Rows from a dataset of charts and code
┄┄┄┄┄┄
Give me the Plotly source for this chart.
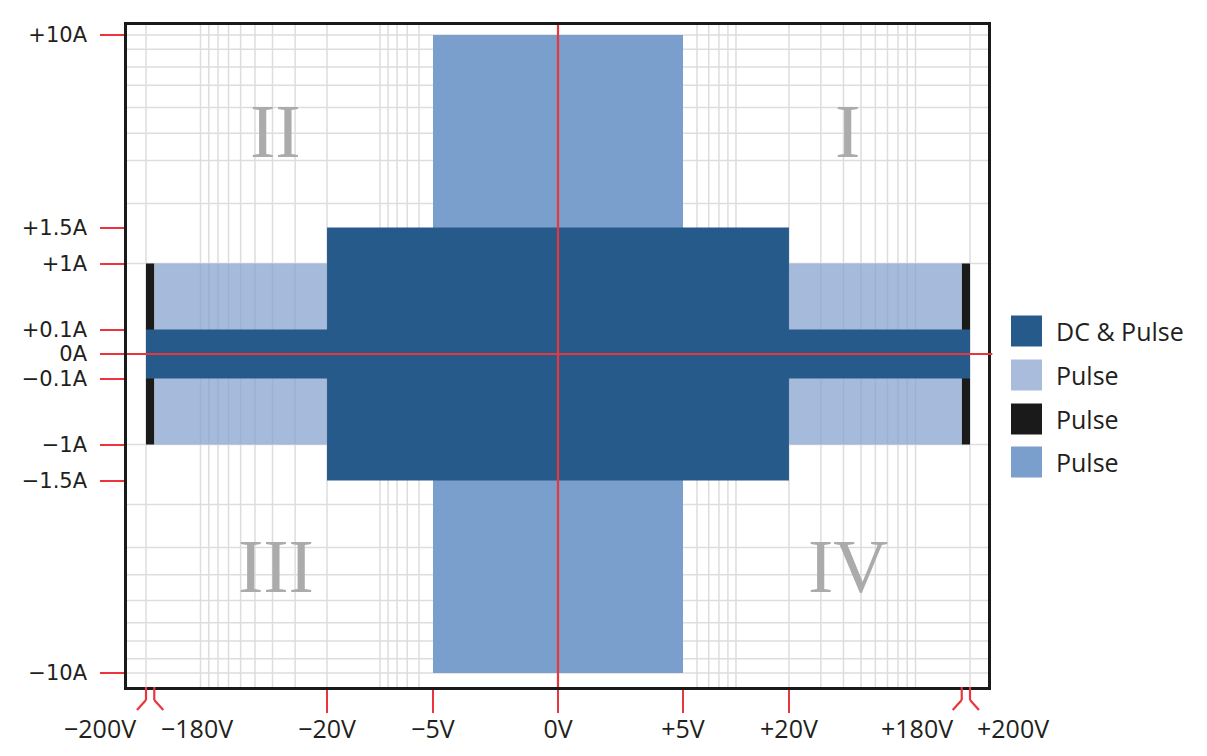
import numpy as np
import plotly.graph_objects as go

# ---------------- data ----------------
X_TICK_V = [-20, -5, 0, 5, 20]
X_TICK_TEXT = ["−20V", "−5V", "0V", "+5V", "+20V"]
X_BRACKET_V = [-200, -180, 180, 200]
X_BRACKET_TEXT = ["−200V", "−180V", "+180V", "+200V"]
Y_TICK_A = [10, 1.5, 1, 0.1, 0, -0.1, -1, -1.5, -10]
Y_TICK_TEXT = ["+10A", "+1.5A", "+1A", "+0.1A", "0A", "−0.1A", "−1A", "−1.5A", "−10A"]

# operating regions: voltage spans and current spans
PULSE_MED_V = [[-5, 5]]
PULSE_MED_A = [-10, 10]
PULSE_LIGHT_V = [[-180, -20], [20, 180]]
PULSE_LIGHT_A = [-1, 1]
PULSE_BLACK_V = [[-200, -180], [180, 200]]
PULSE_BLACK_A = [-1, 1]
LOWI_V = [[-200, 200]]
LOWI_A = [-0.1, 0.1]
DC_V = [[-20, 20]]
DC_A = [-1.5, 1.5]

GRID_V = [6, 7, 8, 9, 10, 20, 30, 40, 50, 60, 70, 80, 90, 100, 200]
GRID_A = [10, 8.7, 7.3, 6.1, 4.9, 3.8, 2.9, 1.9, 1.0]

QUAD_TEXT = ["II", "I", "III", "IV"]
LEGEND_NAMES = ["DC & Pulse", "Pulse", "Pulse", "Pulse"]

# ---------------- colours ----------------
C_DC = "#265a8b"
C_LIGHT = "rgba(132,159,205,0.72)"
C_LIGHT_SOLID = "#a9bcdc"
C_BLACK = "#1a1a1a"
C_MED = "#7a9fcc"
C_RED = "#e8363c"
C_GRID = "#dddddd"
C_TEXT = "#231f20"


# ---------------- custom schematic scales ----------------
def xs(v):
    a = abs(v)
    if a <= 5:
        u = 25.0 * a
    elif a <= 20:
        u = 125 + 176 * np.log10(a / 5)
    else:
        u = 231 + 181 * np.log10(a / 20)
    return float(np.sign(v) * u)


def ys(i):
    a = abs(i)
    if a <= 0.1:
        u = 245.0 * a
    elif a <= 1:
        u = 24.5 + 66 * np.log10(a / 0.1)
    elif a <= 1.5:
        u = 90.5 + 36 / np.log10(1.5) * np.log10(a)
    else:
        u = 126.5 + 192.5 / np.log10(10 / 1.5) * np.log10(a / 1.5)
    return float(np.sign(i) * u)


def rects(vspans, aspan):
    xx, yy = [], []
    for v0, v1 in vspans:
        a0, a1 = aspan
        xx += [xs(v0), xs(v1), xs(v1), xs(v0), xs(v0), None]
        yy += [ys(a0), ys(a0), ys(a1), ys(a1), ys(a0), None]
    return xx, yy


fig = go.Figure()
for vs, asp, col in [
    (PULSE_MED_V, PULSE_MED_A, C_MED),
    (PULSE_BLACK_V, PULSE_BLACK_A, C_BLACK),
    (PULSE_LIGHT_V, PULSE_LIGHT_A, C_LIGHT),
    (LOWI_V, LOWI_A, C_DC),
    (DC_V, DC_A, C_DC),
]:
    xx, yy = rects(vs, asp)
    fig.add_trace(go.Scatter(x=xx, y=yy, mode="none", fill="toself",
                             fillcolor=col, showlegend=False, hoverinfo="skip"))

shapes = []
# grid
for v in GRID_V:
    for s in (-1, 1):
        shapes.append(dict(type="line", xref="x", yref="paper", x0=xs(s * v), x1=xs(s * v),
                           y0=0, y1=1, line=dict(color=C_GRID, width=1.5), layer="below"))
for a in GRID_A:
    for s in (-1, 1):
        shapes.append(dict(type="line", xref="paper", yref="y", x0=0, x1=1,
                           y0=ys(s * a), y1=ys(s * a), line=dict(color=C_GRID, width=1.5), layer="below"))

# red zero axes
shapes.append(dict(type="line", xref="x", yref="paper", x0=0, x1=0, y0=0, y1=1,
                   line=dict(color=C_RED, width=2.2)))
shapes.append(dict(type="line", xref="paper", yref="y", x0=0, x1=1.005, y0=0, y1=0,
                   line=dict(color=C_RED, width=2.2)))

# bracket ticks for +/-180 and +/-200
PH = 662.0
for v in X_BRACKET_V:
    x0 = xs(v)
    outward = 1 if abs(v) == 200 else -1
    dx = np.sign(v) * outward * 9
    shapes.append(dict(type="line", xref="x", yref="paper", x0=x0, x1=x0,
                       y0=0, y1=-13 / PH, line=dict(color=C_RED, width=2.2)))
    shapes.append(dict(type="line", xref="x", yref="paper", x0=x0, x1=x0 + dx,
                       y0=-13 / PH, y1=-23 / PH, line=dict(color=C_RED, width=2.2)))

annotations = []
shifts = {-200: -46, -180: 43, 180: -45, 200: 43}
for v, t in zip(X_BRACKET_V, X_BRACKET_TEXT):
    annotations.append(dict(x=xs(v), xref="x", y=0, yref="paper", text=t, showarrow=False,
                            xanchor="center", yanchor="middle", xshift=shifts[v], yshift=-41,
                            font=dict(family="Open Sans", size=25, color=C_TEXT)))

# quadrant numerals
for t, px, py in zip(QUAD_TEXT, [0.173, 0.837, 0.173, 0.837], [0.84, 0.84, 0.183, 0.183]):
    annotations.append(dict(x=px, y=py, xref="paper", yref="paper", text=t, showarrow=False,
                            xanchor="center", yanchor="middle",
                            font=dict(family="Liberation Serif", size=76, color="#ababab")))

# legend (drawn manually for large square swatches)
leg_cols = [C_DC, C_LIGHT_SOLID, C_BLACK, C_MED]
leg_y = [331, 375, 419, 462]
for name, col, yp in zip(LEGEND_NAMES, leg_cols, leg_y):
    yc = (687 - yp) / PH
    shapes.append(dict(type="rect", xref="paper", yref="paper",
                       x0=(1011 - 127) / 861, x1=(1042 - 127) / 861,
                       y0=yc - 15.5 / PH, y1=yc + 15.5 / PH,
                       fillcolor=col, line=dict(width=0)))
    annotations.append(dict(x=(1054 - 127) / 861, y=yc, xref="paper", yref="paper", text=name,
                            showarrow=False, xanchor="left", yanchor="middle",
                            font=dict(family="Open Sans", size=25, color=C_TEXT)))

fig.update_layout(
    width=1207, height=756,
    margin=dict(l=127, r=219, t=25, b=69),
    paper_bgcolor="white", plot_bgcolor="white",
    shapes=shapes, annotations=annotations, showlegend=False,
    xaxis=dict(range=[-431, 430], showgrid=False, zeroline=False,
               tickmode="array", tickvals=[xs(v) for v in X_TICK_V], ticktext=X_TICK_TEXT,
               ticks="outside", ticklen=23, tickwidth=2.2, tickcolor=C_RED,
               showline=True, mirror=True, linecolor="#1a1a1a", linewidth=2.5,
               ticklabelstandoff=-5,
               tickfont=dict(family="Open Sans", size=25, color=C_TEXT), fixedrange=True),
    yaxis=dict(range=[-333, 329], showgrid=False, zeroline=False,
               tickmode="array", tickvals=[ys(a) for a in Y_TICK_A], ticktext=Y_TICK_TEXT,
               ticks="outside", ticklen=24, tickwidth=2.2, tickcolor=C_RED,
               showline=True, mirror=True, linecolor="#1a1a1a", linewidth=2.5,
               ticklabelstandoff=9,
               tickfont=dict(family="DejaVu Sans", size=21, color=C_TEXT), fixedrange=True),
)

fig.write_html("out.html", config={"displayModeBar": False},
               post_script="document.body.style.margin='0';document.body.style.overflow='hidden';")
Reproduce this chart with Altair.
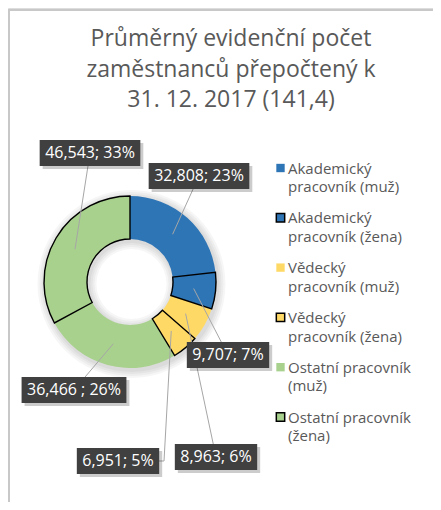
┄┄┄┄┄┄
Return only the lines from the start of the data through the line that contains "return float(np.sign(i) * u)", please, copying them exactly and omitting all pictures.

Give me the Plotly source for this chart.
import numpy as np
import plotly.graph_objects as go

# ---------------- data ----------------
X_TICK_V = [-20, -5, 0, 5, 20]
X_TICK_TEXT = ["−20V", "−5V", "0V", "+5V", "+20V"]
X_BRACKET_V = [-200, -180, 180, 200]
X_BRACKET_TEXT = ["−200V", "−180V", "+180V", "+200V"]
Y_TICK_A = [10, 1.5, 1, 0.1, 0, -0.1, -1, -1.5, -10]
Y_TICK_TEXT = ["+10A", "+1.5A", "+1A", "+0.1A", "0A", "−0.1A", "−1A", "−1.5A", "−10A"]

# operating regions: voltage spans and current spans
PULSE_MED_V = [[-5, 5]]
PULSE_MED_A = [-10, 10]
PULSE_LIGHT_V = [[-180, -20], [20, 180]]
PULSE_LIGHT_A = [-1, 1]
PULSE_BLACK_V = [[-200, -180], [180, 200]]
PULSE_BLACK_A = [-1, 1]
LOWI_V = [[-200, 200]]
LOWI_A = [-0.1, 0.1]
DC_V = [[-20, 20]]
DC_A = [-1.5, 1.5]

GRID_V = [6, 7, 8, 9, 10, 20, 30, 40, 50, 60, 70, 80, 90, 100, 200]
GRID_A = [10, 8.7, 7.3, 6.1, 4.9, 3.8, 2.9, 1.9, 1.0]

QUAD_TEXT = ["II", "I", "III", "IV"]
LEGEND_NAMES = ["DC & Pulse", "Pulse", "Pulse", "Pulse"]

# ---------------- colours ----------------
C_DC = "#265a8b"
C_LIGHT = "rgba(132,159,205,0.72)"
C_LIGHT_SOLID = "#a9bcdc"
C_BLACK = "#1a1a1a"
C_MED = "#7a9fcc"
C_RED = "#e8363c"
C_GRID = "#dddddd"
C_TEXT = "#231f20"


# ---------------- custom schematic scales ----------------
def xs(v):
    a = abs(v)
    if a <= 5:
        u = 25.0 * a
    elif a <= 20:
        u = 125 + 176 * np.log10(a / 5)
    else:
        u = 231 + 181 * np.log10(a / 20)
    return float(np.sign(v) * u)


def ys(i):
    a = abs(i)
    if a <= 0.1:
        u = 245.0 * a
    elif a <= 1:
        u = 24.5 + 66 * np.log10(a / 0.1)
    elif a <= 1.5:
        u = 90.5 + 36 / np.log10(1.5) * np.log10(a)
    else:
        u = 126.5 + 192.5 / np.log10(10 / 1.5) * np.log10(a / 1.5)
    return float(np.sign(i) * u)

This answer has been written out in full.